Entre uma história e outra, Morelli brinca com Hollywood. A produtora de Edward exige que a modelo Michelle (Mariana Ximenes) deixe de ser desleixada e ostente um penteado impecável, use salto alto e mostre a barriga chapada, tudo enquanto dirige um carro de última geração (que entra no filme graças a uma exigência do patrocinador) e é sequestrada pelo namorado em um helicóptero. Não importa se não faz sentido, o importante é apelar para a audiência. “Zoom é uma paródia, um tapa na cara sobre como tentar alcançar padrões é um esforço sem sentido”, diz Morelli.

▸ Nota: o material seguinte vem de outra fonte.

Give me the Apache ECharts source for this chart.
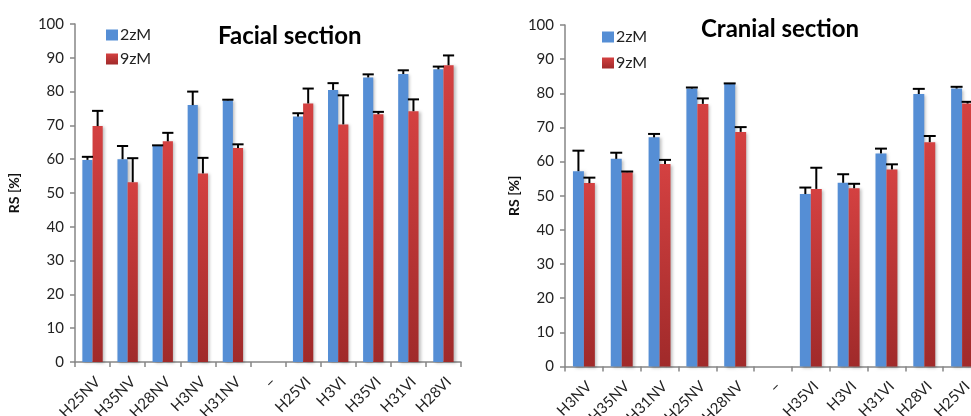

O caminho de Zoom começou a ser traçado em 2008, quando Morelli foi assistente nas gravações de Ensaio sobre a cegueira, adaptação de Fernando Meirelles do romance de José Saramago. Mesmo novato, com 21 anos, Morelli chamou a atenção do produtor do filme, o israelense Niv Fichman. Há cinco anos, Fichman convidou Morelli para participar de seu programa para filmes de novos diretores. A ressalva era que a história fosse fora da curva. Morelli criou então uma história dentro de uma história dentro de outra história, inspirando-se no diretor e roteirista americano Charlie Kaufman, o autor da trilogia formada por Quero ser John Malkovich (1999),Adaptação (2002) e Sinédoque, Nova York (2008).

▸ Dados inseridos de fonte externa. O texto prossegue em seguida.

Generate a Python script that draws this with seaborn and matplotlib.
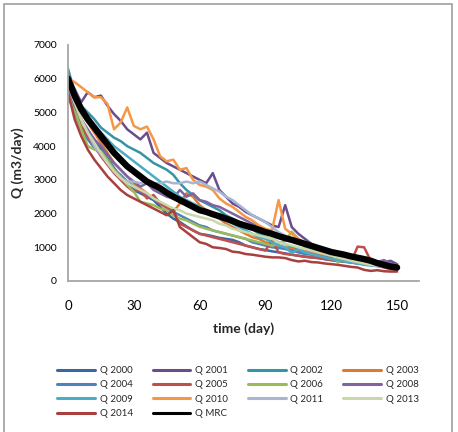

As três histórias de Kaufman têm em comum a quebra da “quarta parede” (divisória imaginária entre a ficção e a audiência, que permite ao espectador aceitar tudo o que acontece na tela como verdade). A derrubada desse muro acontece quando o personagem toma conhecimento de que suas ações não são reais e a plateia se lembra de que está vendo uma obra de ficção. O dramaturgo alemãoBertolt Brecht (1898-1956) foi um grande entusiasta desse recurso, por acreditar que ele encorajava a plateia a assistir às peças de forma mais crítica. O espectador se mantém atento para tentar descobrir se aquela história é real ou está acontecendo na cabeça de alguém. “Kaufman brinca com a lógica do mundo que cria e instiga o público a questionar as regras que ele estabelece em seus roteiros”, diz Morelli.
Fugindo de todos os arquétipos, e correndo o risco por sua ousadia,Zoom consegue lançar um olhar divertido, original e brasileiro sobre a indústria do cinema.